The AMC plans a 55 per cent equity exposure in the balanced fund to take advantage of the budgetary sop, which has made dividend payout tax-free from open-end funds. The minimum investment in the balanced fund is Rs 5000. The fund will invest in debt securities with at least AA rating, while 60 per cent of the equity investments will be in S&P CNX Nifty scrips. The fund will charge an exit load of 1.5 per cent if the units are redeemed within one year.
The open-end debt fund has a minimum investment of Rs 5000 with an exit load of 0.2 per cent, if investments are withdrawn within 180 days. The AMC plans to aggressively market the fund as a superior alternative to RBI's tax relief bonds which assure a return of 9 per cent. The income from debt funds has also been made tax-free in the hands of investors. ``An open-end debt fund can easily generate a return in excess of 12 per cent with safe investments even in the current interest rate scenario. Evenafter the 10 per cent tax on dividend outgo, investors will get a far superior yield on the debt fund. Second, liquidity is instant while there is no secondary market for tax relief bonds,'' said Joel.
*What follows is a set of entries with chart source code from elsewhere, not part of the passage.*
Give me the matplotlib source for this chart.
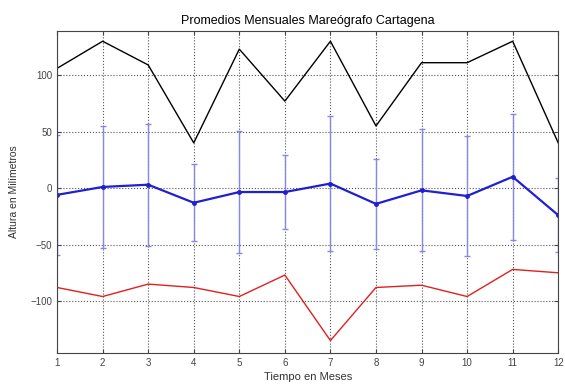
import matplotlib
matplotlib.use("Agg")
import matplotlib.pyplot as plt

meses = [1, 2, 3, 4, 5, 6, 7, 8, 9, 10, 11, 12]
maximos = [106, 130, 109, 40, 123, 77, 130, 55, 111, 111, 130, 40]
promedios = [-6, 1, 3, -13, -3.5, -3.5, 4, -14, -2, -7, 10, -24]
desviacion = [53, 54, 54, 34, 54, 33, 60, 40, 54, 53, 56, 33]
minimos = [-88, -96, -85, -88, -96, -77, -135, -88, -86, -96, -72, -75]

plt.rcParams['font.family'] = ['Liberation Sans', 'DejaVu Sans']

fig = plt.figure(figsize=(5.65, 3.86), dpi=100)
ax = fig.add_axes([0.101, 0.0855, 0.887, 0.834])

ax.plot(meses, maximos, color='black', linewidth=1.0)
ax.errorbar(meses, promedios, yerr=desviacion, color='#2020d0', ecolor='#8888e4',
            elinewidth=1.0, capsize=2.5, marker='.', markersize=5, linewidth=1.6)
ax.plot(meses, minimos, color='#e02020', linewidth=1.0)

ax.set_xlim(1, 12)
ax.set_ylim(-146, 139)
ax.set_xticks(meses)
ax.set_yticks([-100, -50, 0, 50, 100])
ax.tick_params(direction='in', labelsize=7, length=3, colors='#444444', top=True, right=True)
ax.grid(True, linestyle=':', color='#555555', linewidth=0.8)
for s in ax.spines.values():
    s.set_color('#444444')
    s.set_linewidth(0.8)

ax.set_title('Promedios Mensuales Mareógrafo Cartagena', fontsize=9, pad=5)
ax.set_xlabel('Tiempo en Meses', fontsize=8, labelpad=3, color='#333333')
ax.set_ylabel('Altura en Milímetros', fontsize=7.5, labelpad=8, color='#333333')

fig.savefig('out.png')
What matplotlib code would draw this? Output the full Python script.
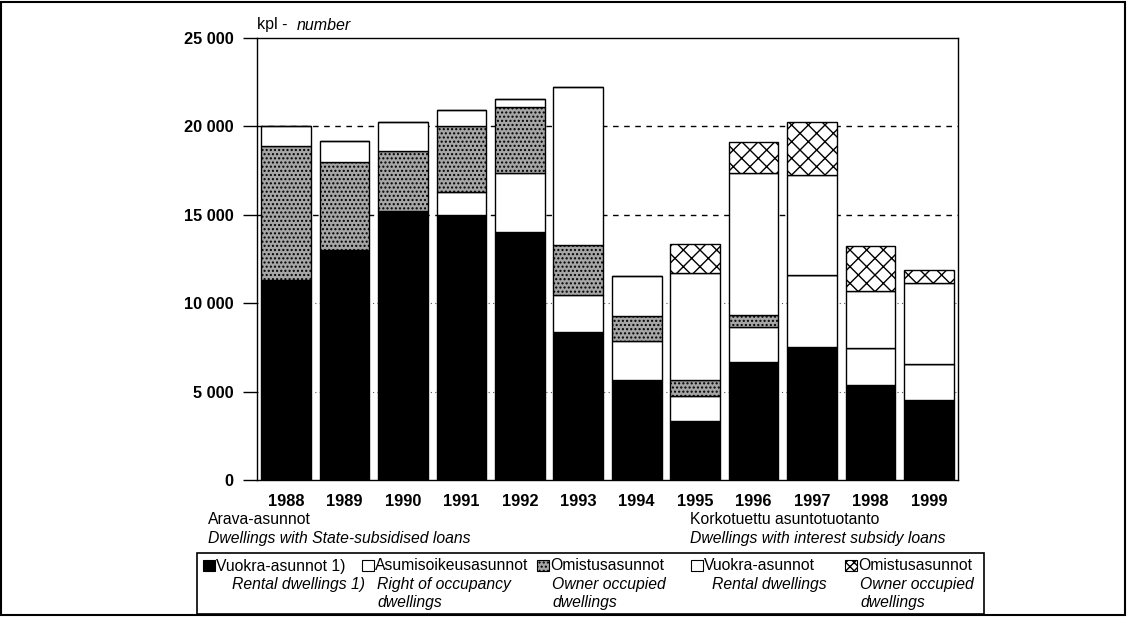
import matplotlib
matplotlib.use("Agg")
import matplotlib.pyplot as plt
from matplotlib.patches import Rectangle
import numpy as np

plt.rcParams['font.family'] = ['Liberation Sans', 'DejaVu Sans']
plt.rcParams['hatch.linewidth'] = 1.0

years = ['1988', '1989', '1990', '1991', '1992', '1993', '1994', '1995', '1996', '1997', '1998', '1999']
arava_rental = [11300, 13000, 15200, 15000, 14000, 8350, 5650, 3350, 6650, 7550, 5350, 4550]
arava_right_of_occupancy = [0, 0, 0, 1300, 3350, 2100, 2200, 1400, 2000, 4050, 2100, 2000]
arava_owner = [7600, 5000, 3400, 3750, 3750, 2850, 1450, 900, 700, 0, 0, 0]
interest_rental = [1100, 1150, 1650, 900, 450, 8950, 2250, 6050, 8000, 5650, 3250, 4600]
interest_owner = [0, 0, 0, 0, 0, 0, 0, 1650, 1750, 3000, 2550, 750]

yticks = [0, 5000, 10000, 15000, 20000, 25000]
ytick_labels = ['0', '5 000', '10 000', '15 000', '20 000', '25 000']

W, H = 1127, 617
fig = plt.figure(figsize=(W / 100, H / 100), dpi=100)
ax = fig.add_axes([257 / W, 1 - 480 / H, (958 - 257) / W, (480 - 38) / H])

x = np.arange(len(years))
bw = 0.85
series = [
    (arava_rental, dict(color='black', edgecolor='black')),
    (arava_right_of_occupancy, dict(color='white', edgecolor='black')),
    (arava_owner, dict(color='#a6a6a6', edgecolor='black', hatch='....')),
    (interest_rental, dict(color='white', edgecolor='black')),
    (interest_owner, dict(color='white', edgecolor='black', hatch='xx')),
]
bottom = np.zeros(len(years))
for vals, st in series:
    v = np.array(vals, dtype=float)
    ax.bar(x, v, bw, bottom=bottom, linewidth=1.0, zorder=3, **st)
    bottom += v

# gridlines
for yv in [15000, 20000]:
    ax.axhline(yv, color='black', lw=1.0, ls=(0, (4, 4)), zorder=1)
for yv in [5000, 10000]:
    ax.axhline(yv, color='#555555', lw=0.8, ls=(0, (1, 3)), zorder=1)

ax.set_xlim(-0.5, 11.5)
ax.set_ylim(0, 25000)
ax.set_yticks(yticks)
ax.set_yticklabels(ytick_labels, fontsize=11.8, fontweight='bold')
ax.set_xticks(x)
ax.set_xticklabels(years, fontsize=11.8, fontweight='bold')
ax.tick_params(axis='y', length=10, width=1, direction='out', pad=7)
ax.tick_params(axis='x', length=0, pad=10)
for s in ax.spines.values():
    s.set_linewidth(1.0)

FS = 11.3
fig.text(257 / W, 1 - 25 / H, 'kpl -', fontsize=11.5, va='center', ha='left')
fig.text(297 / W, 1 - 25 / H, 'number', fontsize=11.5, style='italic', va='center', ha='left')

fig.text(208 / W, 1 - 519 / H, 'Arava-asunnot', fontsize=FS, va='center')
fig.text(208 / W, 1 - 539 / H, 'Dwellings with State-subsidised loans', fontsize=FS, style='italic', va='center')
fig.text(690 / W, 1 - 519 / H, 'Korkotuettu asuntotuotanto', fontsize=FS, va='center')
fig.text(690 / W, 1 - 539 / H, 'Dwellings with interest subsidy loans', fontsize=FS, style='italic', va='center')

# outer frame
fig.patches.append(Rectangle((1 / W, 2 / H), 1124 / W, 613 / H, transform=fig.transFigure,
                             fill=False, edgecolor='black', lw=1.5))
# legend box
fig.patches.append(Rectangle((197 / W, 1 - 614 / H), (984 - 197) / W, (614 - 553) / H,
                             transform=fig.transFigure, fill=False, edgecolor='black', lw=1.2))

legend_items = [
    (203, 'Vuokra-asunnot 1)', ['Rental dwellings 1)'], 232, series[0][1]),
    (362, 'Asumisoikeusasunnot', ['Right of occupancy', 'dwellings'], 377, series[1][1]),
    (537, 'Omistusasunnot', ['Owner occupied', 'dwellings'], 552, series[2][1]),
    (691, 'Vuokra-asunnot', ['Rental dwellings'], 712, series[3][1]),
    (845, 'Omistusasunnot', ['Owner occupied', 'dwellings'], 860, dict(color='white', edgecolor='black', hatch='xxxx')),
]
for px, title, lines, lx, st in legend_items:
    fc = st.get('color', 'white')
    fig.patches.append(Rectangle((px / W, 1 - 571 / H), 12 / W, 11 / H, transform=fig.transFigure,
                                 facecolor=fc, edgecolor='black', lw=0.8, hatch=st.get('hatch')))
    fig.text((px + 13) / W, 1 - 566 / H, title, fontsize=FS, va='center', ha='left')
    for i, ln in enumerate(lines):
        fig.text(lx / W, 1 - (584.5 + 18.5 * i) / H, ln, fontsize=FS, style='italic', va='center', ha='left')

fig.savefig('out.png', dpi=100)
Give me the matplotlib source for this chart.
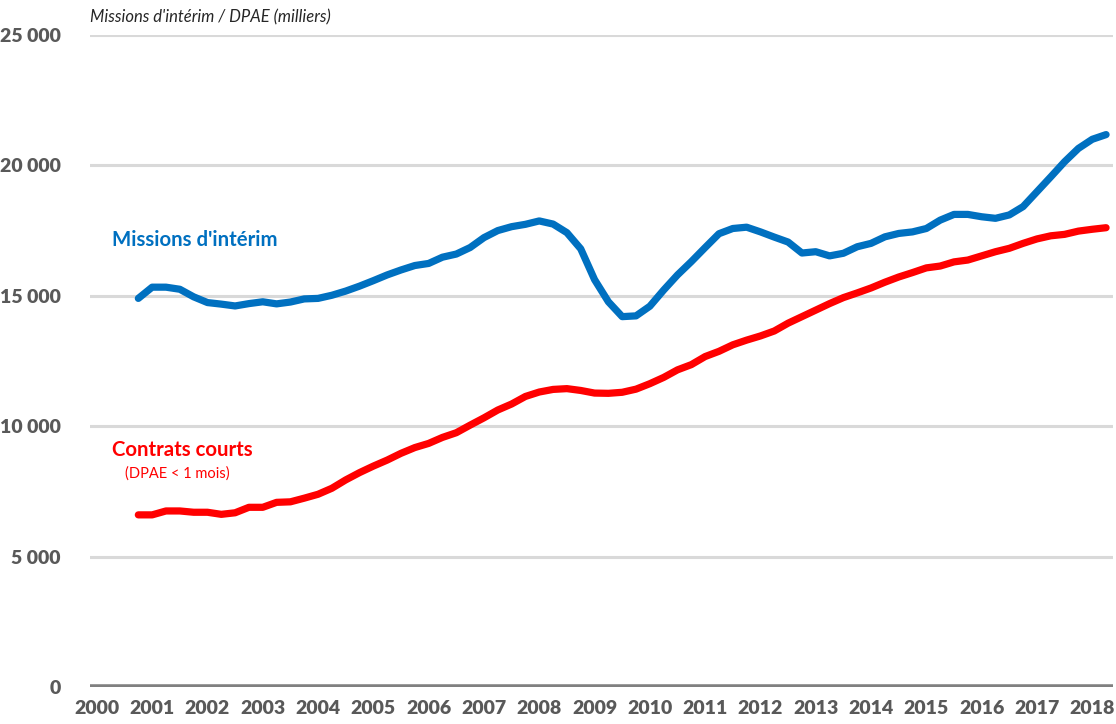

The last scheme from PNB Mutual Fund was the equity-linked savings scheme launched in 1996. Since then, the AMC has not launched any new schemes, but concentrated on restructuring the protfolios of its existing schemes. ``We have aggressively churned the portfolios of our equity funds and have moved in the three growth sectors of IT, pharma and FMCG while manitaining some expsoure in the core sectors. The impact of the restructuring will reflect in NAVs when the market picks up,'' said Joel. ``We believe that the worst phase for the fund industry is now over and the sector is poised to witness a healthy growth in years to come. The government is also looking very favourably at the fund industry, which is reflected in its policy announcements,'' pointed out Joel. ``With interest rate cuts, spreads of thebanking industry have come under pressure which is a clear sign that banks will have to look at avenues for revenue generation other than savings bank accounts. This money from savings accounts should begin to move into mutual funds,'' he added.